Creating a Problem Statement
Now that you have finished your basic fishbone diagram, your cross-functional team needs to be create a specific problem statement that everyone understands and can agree on in order to work toward a solution that will eliminate the root cause of the problem.
Let’s go back to our bakery example. If the problem statement states, “bread doesn’t look right” or “bread didn’t rise,” you have not defined the problem correctly and your solutions might not identify the correct root cause. The real problem was that the dough did not rise to the needed height before being placed in the oven. Identifying and defining the problem as specifically as a possible is a critical part of identifying the root cause and developing a permanent solution.

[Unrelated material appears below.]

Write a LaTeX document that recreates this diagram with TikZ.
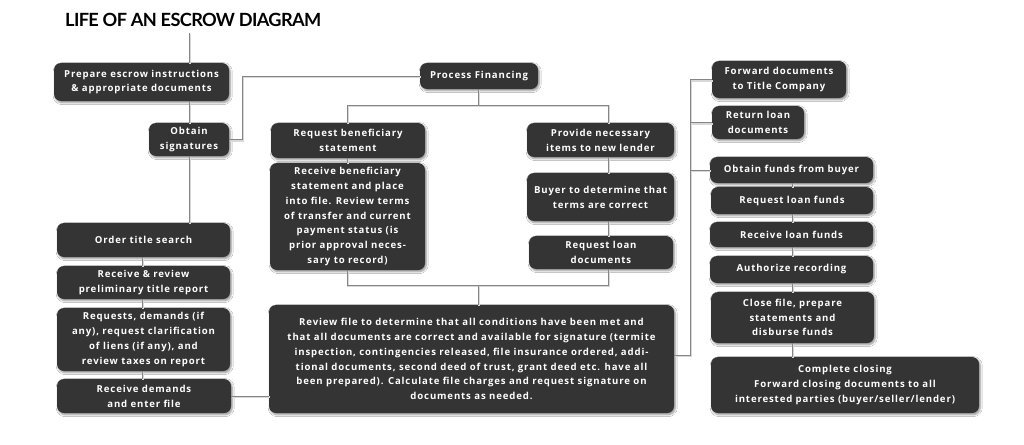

Now, write your problem statement into the fish’s head (to the right side).
Determining the Root Cause
Your next step is to brainstorm for potential root causes. Start asking questions for each category on what could have been a contributing factor for the dough not rising to the needed height.
An example would be: What impact could “Man” (people) have had that the dough did not to rise to the needed height? Write that answer on a line in the “Man” cause section.
Continue to do this for each of the causes until you have exhausted all the options and developed a list of causes. You might not have an equal number of answers under each category. That is OK.
Once you have exhausted asking what could have contributed to the problem in each category, your fishbone diagram should like the one pictured above.
Sometimes it is a good practice to stop after a while or reschedule the process for another day before reviewing all listed causes. Often additional items come up or some items might be contributing factors in more than one category.
Next ask, “why could each factor have caused the dough not to rise to the needed height?” Every time you get an answer, continue to ask another “why.”
An example would be “why did the incorrect amount of sugar stop the yeast from rising?”
The answer is, “The amount of sugar was insufficient to allow the yeast to produce enough CO2 and create enough bubbles to help the dough rise.”
A mistake often made is to stop asking “why” too soon and to focus on one item that seems the most obvious cause. You need to exhaust all potential causes in order to uncover the root cause or causes and then determine which root cause to address first.
You can use a variety of ways to decide which root cause to solve first. One way is to have a vote and decide by majority. Another way is to give each team member a set number of votes and let them assign any combination of votes, from one to all, to what they think is the most important root cause to address. Because managers, supervisors, or other leaders on the team might influence some people on how to vote, it’s best to use a secret ballot.
The key here is that you want to tap into everyone’s ideas, insights, and feedback, rather than a top-down decision. Carefully considering everyone’s input will greatly increase the chance of identifying and solving the root cause. The success of identifying the root cause and developing a permanent fix depends on a true team effort and is a great example of lean manufacturing and the empowerment of everyone.
Finally, even the best analysis may not identify the true root cause. Therefore, keep the fishbone diagram and all the information as your documentation in case the same issues should reoccur later. See if you can identify additional causes or just pick the next root cause on the list and implement a fix for it.
With the input of your cross-functional team guiding the analysis, a fishbone diagram can be a guide to effective and lasting problem-solving.